Reproduce the listing below exactly. Pictures do not belong in the copy.

[START INFORMATION SHOWN]

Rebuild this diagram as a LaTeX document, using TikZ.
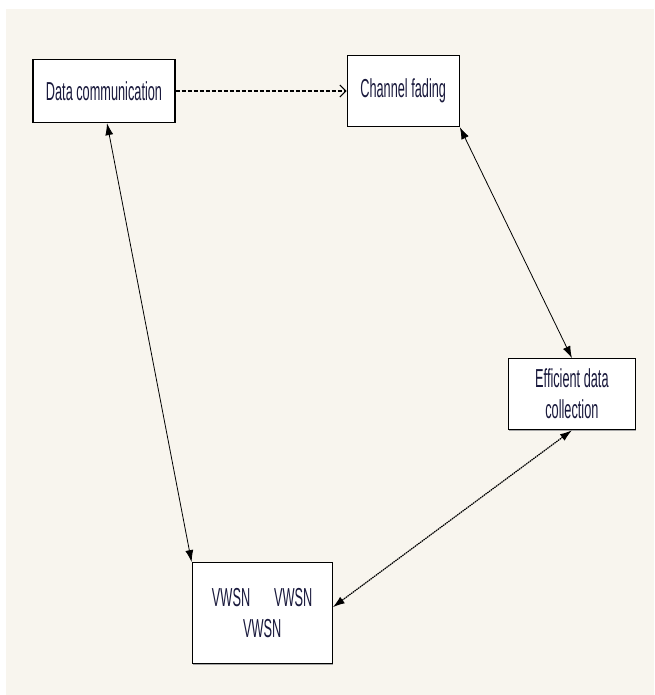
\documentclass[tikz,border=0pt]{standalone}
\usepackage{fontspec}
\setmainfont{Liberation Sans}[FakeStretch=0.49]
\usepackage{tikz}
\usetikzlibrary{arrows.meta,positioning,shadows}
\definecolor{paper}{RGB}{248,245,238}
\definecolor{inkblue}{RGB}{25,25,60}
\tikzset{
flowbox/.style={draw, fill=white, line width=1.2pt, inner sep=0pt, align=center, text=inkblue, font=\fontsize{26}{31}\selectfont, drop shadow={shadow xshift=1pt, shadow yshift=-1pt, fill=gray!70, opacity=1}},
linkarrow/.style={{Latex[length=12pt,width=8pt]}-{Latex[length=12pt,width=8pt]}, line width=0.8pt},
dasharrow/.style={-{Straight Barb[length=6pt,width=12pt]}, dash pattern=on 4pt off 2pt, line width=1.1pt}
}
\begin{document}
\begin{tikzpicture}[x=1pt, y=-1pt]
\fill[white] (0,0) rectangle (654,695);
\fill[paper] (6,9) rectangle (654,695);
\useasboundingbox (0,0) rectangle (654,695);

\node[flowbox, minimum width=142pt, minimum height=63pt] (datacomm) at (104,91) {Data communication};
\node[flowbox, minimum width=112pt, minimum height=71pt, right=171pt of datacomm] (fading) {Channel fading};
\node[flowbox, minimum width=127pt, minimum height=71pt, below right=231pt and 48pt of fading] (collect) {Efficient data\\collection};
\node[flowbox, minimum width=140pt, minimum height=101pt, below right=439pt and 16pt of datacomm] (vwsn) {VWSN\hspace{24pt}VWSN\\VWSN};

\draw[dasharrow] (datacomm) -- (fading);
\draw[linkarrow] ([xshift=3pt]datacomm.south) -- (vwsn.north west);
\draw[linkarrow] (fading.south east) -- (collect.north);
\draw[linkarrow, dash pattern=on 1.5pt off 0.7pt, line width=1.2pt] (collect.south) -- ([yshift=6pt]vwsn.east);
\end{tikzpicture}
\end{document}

[END INFORMATION SHOWN]

▶ _EXERCISE SOLUTION_:
Rebuild this diagram as a LaTeX document, using TikZ.
\documentclass[tikz,border=0pt]{standalone}
\usepackage{fontspec}
\setmainfont{Liberation Sans}[FakeStretch=0.49]
\usepackage{tikz}
\usetikzlibrary{arrows.meta,positioning,shadows}
\definecolor{paper}{RGB}{248,245,238}
\definecolor{inkblue}{RGB}{25,25,60}
\tikzset{
flowbox/.style={draw, fill=white, line width=1.2pt, inner sep=0pt, align=center, text=inkblue, font=\fontsize{26}{31}\selectfont, drop shadow={shadow xshift=1pt, shadow yshift=-1pt, fill=gray!70, opacity=1}},
linkarrow/.style={{Latex[length=12pt,width=8pt]}-{Latex[length=12pt,width=8pt]}, line width=0.8pt},
dasharrow/.style={-{Straight Barb[length=6pt,width=12pt]}, dash pattern=on 4pt off 2pt, line width=1.1pt}
}
\begin{document}
\begin{tikzpicture}[x=1pt, y=-1pt]
\fill[white] (0,0) rectangle (654,695);
\fill[paper] (6,9) rectangle (654,695);
\useasboundingbox (0,0) rectangle (654,695);

\node[flowbox, minimum width=142pt, minimum height=63pt] (datacomm) at (104,91) {Data communication};
\node[flowbox, minimum width=112pt, minimum height=71pt, right=171pt of datacomm] (fading) {Channel fading};
\node[flowbox, minimum width=127pt, minimum height=71pt, below right=231pt and 48pt of fading] (collect) {Efficient data\\collection};
\node[flowbox, minimum width=140pt, minimum height=101pt, below right=439pt and 16pt of datacomm] (vwsn) {VWSN\hspace{24pt}VWSN\\VWSN};

\draw[dasharrow] (datacomm) -- (fading);
\draw[linkarrow] ([xshift=3pt]datacomm.south) -- (vwsn.north west);
\draw[linkarrow] (fading.south east) -- (collect.north);
\draw[linkarrow, dash pattern=on 1.5pt off 0.7pt, line width=1.2pt] (collect.south) -- ([yshift=6pt]vwsn.east);
\end{tikzpicture}
\end{document}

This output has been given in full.